During incremental indexing:
1. Compute hashes for current files.
2. Compare with stored hashes.
3. Classify files as:
* **Changed** — hash differs
* **New** — not present in prior index
* **Deleted** — present previously but missing now
---
## Incremental Indexing
When `incremental=True` and a prior index exists:
1. Detect file changes via `IndexStore.detect_changes()`.
2. Re-parse only changed and new files.
3. Remove symbols belonging to changed or deleted files.
4. Merge newly extracted symbols into the index.
5. Update file hashes, source file lists, and language counts.
6. Save the updated index atomically.
If no prior index exists, a full index is created automatically.
---
## Git Branch Switching
For Git-based repositories:
* `git_head` records the repository HEAD commit at index time.
* On re-index, a changed HEAD indicates potential file changes.
* A full or incremental re-index is triggered depending on configuration.
* Commit detection uses `git rev-parse HEAD` with a bounded execution timeout.
---
## Invalidation
### Manual Invalidation
* `invalidate_cache(repo)` MCP tool deletes the index JSON and cached file directory.
* `IndexStore.delete_index(owner, name)` performs the same operation programmatically.
### Automatic Invalidation
* Re-indexing overwrites existing indexes.

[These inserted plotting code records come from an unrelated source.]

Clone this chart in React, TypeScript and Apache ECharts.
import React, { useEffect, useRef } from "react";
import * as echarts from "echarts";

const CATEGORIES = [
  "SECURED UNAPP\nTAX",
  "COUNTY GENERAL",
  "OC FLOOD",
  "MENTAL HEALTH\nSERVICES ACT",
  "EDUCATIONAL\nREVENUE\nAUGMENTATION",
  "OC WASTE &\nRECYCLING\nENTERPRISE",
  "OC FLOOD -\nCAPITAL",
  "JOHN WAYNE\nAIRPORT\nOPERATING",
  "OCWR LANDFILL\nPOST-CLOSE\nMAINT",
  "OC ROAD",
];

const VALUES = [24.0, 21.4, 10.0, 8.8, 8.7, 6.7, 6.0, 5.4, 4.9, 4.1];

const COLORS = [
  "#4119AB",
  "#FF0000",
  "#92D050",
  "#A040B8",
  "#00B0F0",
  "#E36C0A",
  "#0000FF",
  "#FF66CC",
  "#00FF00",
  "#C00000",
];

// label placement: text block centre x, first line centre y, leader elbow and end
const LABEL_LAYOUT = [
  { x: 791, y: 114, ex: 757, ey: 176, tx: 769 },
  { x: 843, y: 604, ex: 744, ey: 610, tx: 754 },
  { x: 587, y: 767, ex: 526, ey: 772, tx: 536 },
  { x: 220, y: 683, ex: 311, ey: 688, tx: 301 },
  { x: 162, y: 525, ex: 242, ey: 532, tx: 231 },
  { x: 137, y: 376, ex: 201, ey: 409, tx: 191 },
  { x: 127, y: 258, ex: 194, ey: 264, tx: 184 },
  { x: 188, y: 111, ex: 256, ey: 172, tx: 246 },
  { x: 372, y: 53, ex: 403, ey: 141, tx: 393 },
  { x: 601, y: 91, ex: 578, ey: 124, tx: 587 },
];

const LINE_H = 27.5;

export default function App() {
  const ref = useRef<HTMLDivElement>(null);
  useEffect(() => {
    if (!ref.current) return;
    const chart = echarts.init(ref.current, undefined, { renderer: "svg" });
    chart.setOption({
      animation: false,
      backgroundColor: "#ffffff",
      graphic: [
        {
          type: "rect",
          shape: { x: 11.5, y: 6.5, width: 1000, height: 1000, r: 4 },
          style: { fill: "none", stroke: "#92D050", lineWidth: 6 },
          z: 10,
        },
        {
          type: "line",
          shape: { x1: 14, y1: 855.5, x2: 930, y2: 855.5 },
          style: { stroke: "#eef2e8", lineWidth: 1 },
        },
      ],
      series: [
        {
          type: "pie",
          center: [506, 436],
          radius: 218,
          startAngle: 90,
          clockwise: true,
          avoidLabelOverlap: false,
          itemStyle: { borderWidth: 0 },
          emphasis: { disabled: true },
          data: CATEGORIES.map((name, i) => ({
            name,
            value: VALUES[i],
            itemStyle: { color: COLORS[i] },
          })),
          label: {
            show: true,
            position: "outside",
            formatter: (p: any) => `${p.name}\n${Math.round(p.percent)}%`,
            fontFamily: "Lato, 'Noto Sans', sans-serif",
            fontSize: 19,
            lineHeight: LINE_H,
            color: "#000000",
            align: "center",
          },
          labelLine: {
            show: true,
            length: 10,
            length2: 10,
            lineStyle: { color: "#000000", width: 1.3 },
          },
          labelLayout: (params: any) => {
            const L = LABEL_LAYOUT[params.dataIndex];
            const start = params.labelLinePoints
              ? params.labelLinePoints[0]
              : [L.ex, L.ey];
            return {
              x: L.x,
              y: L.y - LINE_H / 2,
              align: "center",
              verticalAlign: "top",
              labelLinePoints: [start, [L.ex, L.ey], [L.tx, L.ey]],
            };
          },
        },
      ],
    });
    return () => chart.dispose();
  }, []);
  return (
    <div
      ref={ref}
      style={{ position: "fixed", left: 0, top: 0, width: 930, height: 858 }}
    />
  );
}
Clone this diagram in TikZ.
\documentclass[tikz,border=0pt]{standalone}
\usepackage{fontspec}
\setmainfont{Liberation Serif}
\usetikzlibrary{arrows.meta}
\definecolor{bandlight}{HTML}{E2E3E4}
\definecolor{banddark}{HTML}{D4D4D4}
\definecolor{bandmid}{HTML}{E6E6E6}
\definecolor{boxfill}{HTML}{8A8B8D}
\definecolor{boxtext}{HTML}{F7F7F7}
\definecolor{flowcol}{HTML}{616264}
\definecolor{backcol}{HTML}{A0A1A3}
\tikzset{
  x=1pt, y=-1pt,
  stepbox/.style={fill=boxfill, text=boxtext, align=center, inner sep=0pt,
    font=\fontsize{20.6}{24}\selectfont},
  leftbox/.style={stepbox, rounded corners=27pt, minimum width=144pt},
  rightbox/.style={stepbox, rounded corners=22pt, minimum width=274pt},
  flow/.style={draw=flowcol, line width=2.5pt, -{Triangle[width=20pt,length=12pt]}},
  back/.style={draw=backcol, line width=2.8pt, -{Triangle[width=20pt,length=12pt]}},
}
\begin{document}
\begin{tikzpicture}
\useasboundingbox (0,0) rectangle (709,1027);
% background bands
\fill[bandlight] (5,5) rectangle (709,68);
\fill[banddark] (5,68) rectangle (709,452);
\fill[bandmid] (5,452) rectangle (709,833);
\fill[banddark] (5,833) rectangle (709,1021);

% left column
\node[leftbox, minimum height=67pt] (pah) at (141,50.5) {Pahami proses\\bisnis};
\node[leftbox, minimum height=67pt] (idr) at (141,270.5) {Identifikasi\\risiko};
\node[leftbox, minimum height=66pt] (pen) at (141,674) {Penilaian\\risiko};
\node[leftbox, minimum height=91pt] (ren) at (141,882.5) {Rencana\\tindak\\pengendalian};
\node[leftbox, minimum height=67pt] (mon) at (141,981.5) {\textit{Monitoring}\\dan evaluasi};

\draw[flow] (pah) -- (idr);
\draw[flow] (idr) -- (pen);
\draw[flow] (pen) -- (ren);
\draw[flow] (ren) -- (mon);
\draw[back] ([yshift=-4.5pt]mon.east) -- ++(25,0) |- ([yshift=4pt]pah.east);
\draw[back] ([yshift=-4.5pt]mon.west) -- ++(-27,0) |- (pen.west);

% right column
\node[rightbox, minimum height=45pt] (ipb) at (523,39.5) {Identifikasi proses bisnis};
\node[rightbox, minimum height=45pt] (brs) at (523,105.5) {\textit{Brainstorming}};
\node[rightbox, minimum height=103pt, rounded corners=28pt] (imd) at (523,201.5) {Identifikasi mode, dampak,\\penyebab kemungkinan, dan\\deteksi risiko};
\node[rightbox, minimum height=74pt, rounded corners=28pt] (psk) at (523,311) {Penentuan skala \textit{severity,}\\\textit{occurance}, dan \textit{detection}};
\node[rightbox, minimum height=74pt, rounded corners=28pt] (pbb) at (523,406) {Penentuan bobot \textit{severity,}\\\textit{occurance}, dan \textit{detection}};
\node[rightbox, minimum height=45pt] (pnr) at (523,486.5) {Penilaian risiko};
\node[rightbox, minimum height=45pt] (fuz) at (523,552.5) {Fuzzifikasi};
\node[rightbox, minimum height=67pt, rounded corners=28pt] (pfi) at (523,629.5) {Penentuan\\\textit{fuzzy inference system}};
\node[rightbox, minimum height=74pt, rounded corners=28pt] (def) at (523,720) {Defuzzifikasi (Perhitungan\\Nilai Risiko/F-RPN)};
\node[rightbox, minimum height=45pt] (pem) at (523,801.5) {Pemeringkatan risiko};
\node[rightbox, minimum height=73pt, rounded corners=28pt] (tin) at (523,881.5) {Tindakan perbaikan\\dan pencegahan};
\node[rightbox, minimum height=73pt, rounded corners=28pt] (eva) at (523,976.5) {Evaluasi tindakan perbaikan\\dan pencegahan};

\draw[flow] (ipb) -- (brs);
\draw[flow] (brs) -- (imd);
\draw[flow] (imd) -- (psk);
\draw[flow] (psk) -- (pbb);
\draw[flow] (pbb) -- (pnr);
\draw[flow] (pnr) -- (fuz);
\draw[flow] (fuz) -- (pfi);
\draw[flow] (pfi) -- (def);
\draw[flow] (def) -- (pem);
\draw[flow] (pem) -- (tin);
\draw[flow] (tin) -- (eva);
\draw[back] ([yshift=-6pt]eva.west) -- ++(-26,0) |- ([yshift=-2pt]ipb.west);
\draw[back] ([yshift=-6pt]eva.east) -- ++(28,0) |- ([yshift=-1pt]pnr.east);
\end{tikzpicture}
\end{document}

* Index-version mismatches cause the stored index to be ignored automatically.
---
## Atomic Writes
Indexes are written using a safe two-step process:
1. Write to `{owner}-{name}.json.tmp`
2. Rename to `{owner}-{name}.json`
This prevents corrupted indexes caused by partial writes or process interruptions.
---
## Hash Strategy
* **File hashes**: SHA-256 of UTF-8 encoded file content
* **Symbol hashes**: SHA-256 of raw symbol source bytes (used for drift detection)
* All hashes are stored as hexadecimal strings